Portland Parks & Recreation plans to completely replace the original wooden trestle bridge, which once ferried train commuters along the Springwater Division Line in the 1900s, near the Southeast 45th Avenue and Johnson Creek Boulevard trailhead.

COURTESY PHOTO  - Parks officials say the removal of these footings from Johnson Creek will improve fish habitat and decrease debris build-up. The current span, known as Bridge 48, is supported by concrete footings submerged in Johnson Creek. Officials say the pillars impede fish traffic and accumulate debris.

A new steel-and-concrete crossing with a $2,348,830 price tag will be constructed using money from the $68 million Parks Replacement Bond passed by voters in 2014.

Mark Ross, a bureau spokesman, says that dollar amount will cover "hard/soft costs, design, public involvement and communications, project management, construction, permitting, bridge materials and contingencies."

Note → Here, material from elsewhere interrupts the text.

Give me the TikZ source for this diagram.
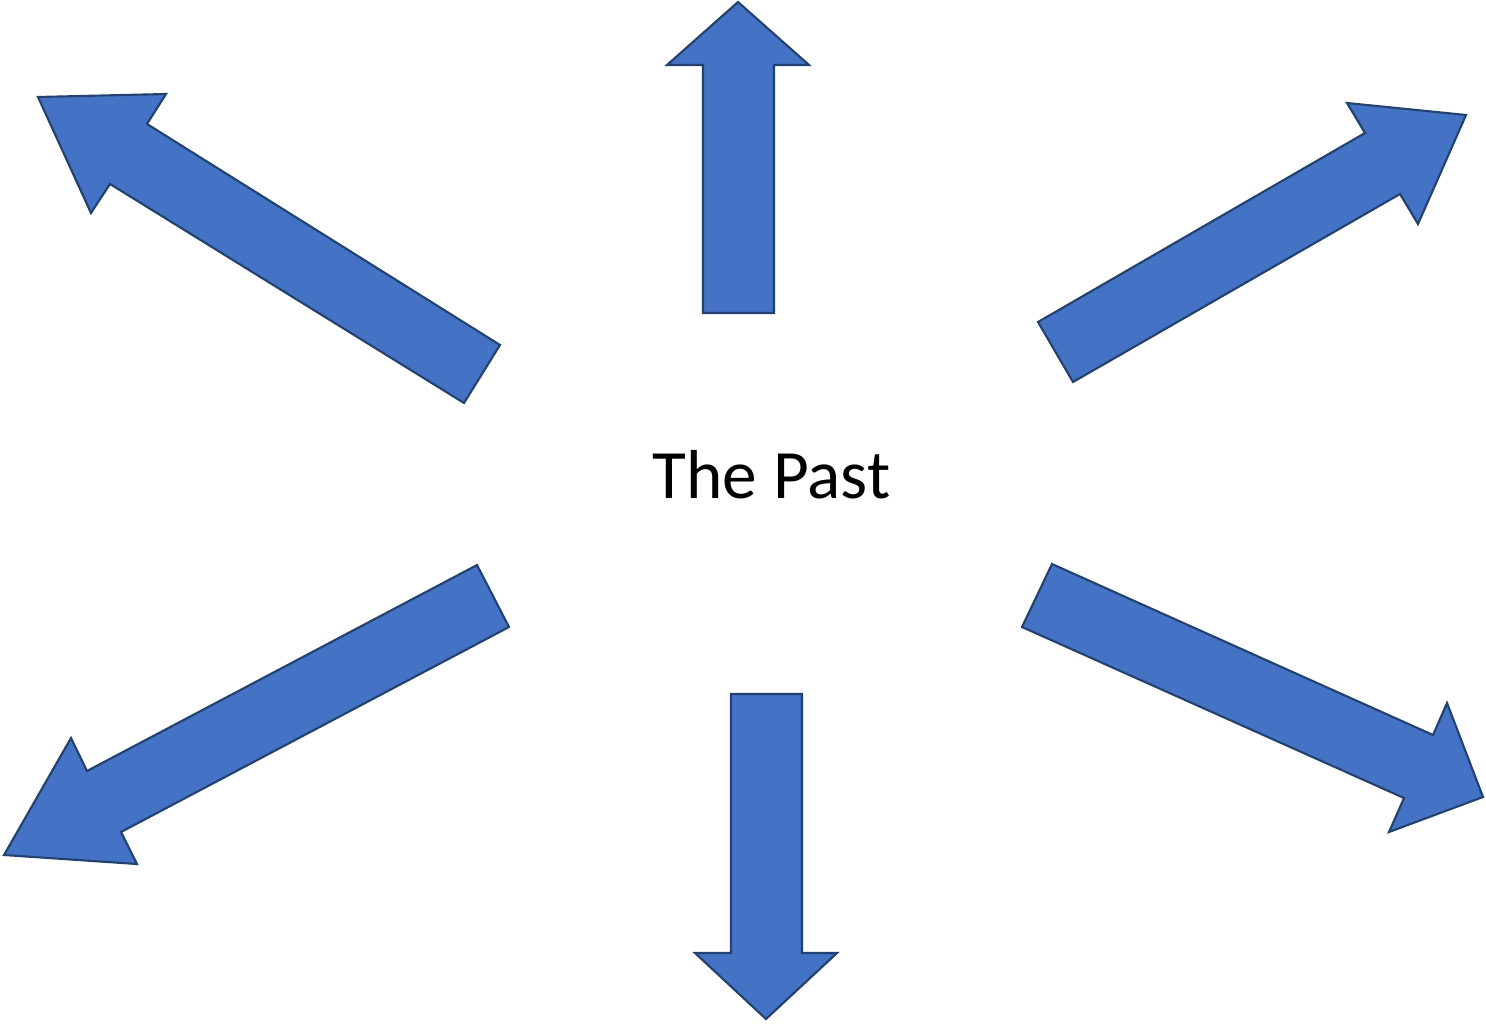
\documentclass[tikz,border=0pt]{standalone}
\usepackage{fontspec}
\setmainfont{Carlito}
\definecolor{arrowfill}{HTML}{4472C4}
\definecolor{arrowline}{HTML}{23416F}
\begin{document}
\begin{tikzpicture}[x=0.01cm,y=-0.01cm,
  blockarrow/.style={fill=arrowfill,draw=arrowline,line width=0.6pt,line join=miter}]
\useasboundingbox (0,0) rectangle (1486,1024);
% up
\draw[blockarrow] (703,313) -- (703,65) -- (667,65) -- (738,2) -- (809,65) -- (774,65) -- (774,313) -- cycle;
% down
\draw[blockarrow] (731,694) -- (731,953) -- (695,953) -- (766,1019) -- (837,953) -- (802,953) -- (802,694) -- cycle;
% upper left
\draw[blockarrow] (500,345) -- (147,124) -- (166,94) -- (38,97) -- (91,213) -- (110,184) -- (464,403) -- cycle;
% upper right
\draw[blockarrow] (1038,322) -- (1365,133) -- (1347,103) -- (1466,115) -- (1418,224) -- (1400,194) -- (1073,382) -- cycle;
% lower left
\draw[blockarrow] (477,565) -- (87,771) -- (71,738) -- (4,855) -- (137,864) -- (121,832) -- (509,627) -- cycle;
% lower right
\draw[blockarrow] (1052,564) -- (1433,735) -- (1447,703) -- (1483,797) -- (1389,832) -- (1404,798) -- (1022,627) -- cycle;
\node[inner sep=0pt,anchor=base] (title) at (771.5,498) {\fontsize{19.7pt}{24pt}\selectfont The Past};
\end{tikzpicture}
\end{document}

Officials say the Springwater Trail will be temporarily closed between Southeast 45th and 55th avenues after construction begins in mid-May. A detour route will be in place until the work wraps in November.

Bridge 140

COURTESY PHOTO  - Parks officials say the timber decking shown here has reached the end of its service life and must be replaced. Parks officials are also planning to replace the decking on the 114-foot bridge across Johnson Creek near Southeast Circle Avenue.

The western half of the span was replaced with steel in 2006 due to deterioration, but officials say the decking must be replaced with asphalt because the wood is "slippery, uneven, and has large gaps."

Parts of the bridge, No. 140, will be salvaged and re-installed by a contractor. Construction will last six to eight weeks after beginning in mid-May. The trail will be closed between Circle Avenue and 174th Avenue during the work period.

This project, also funded by the 2014 bond, is priced at $640,000. A detour route will be posted.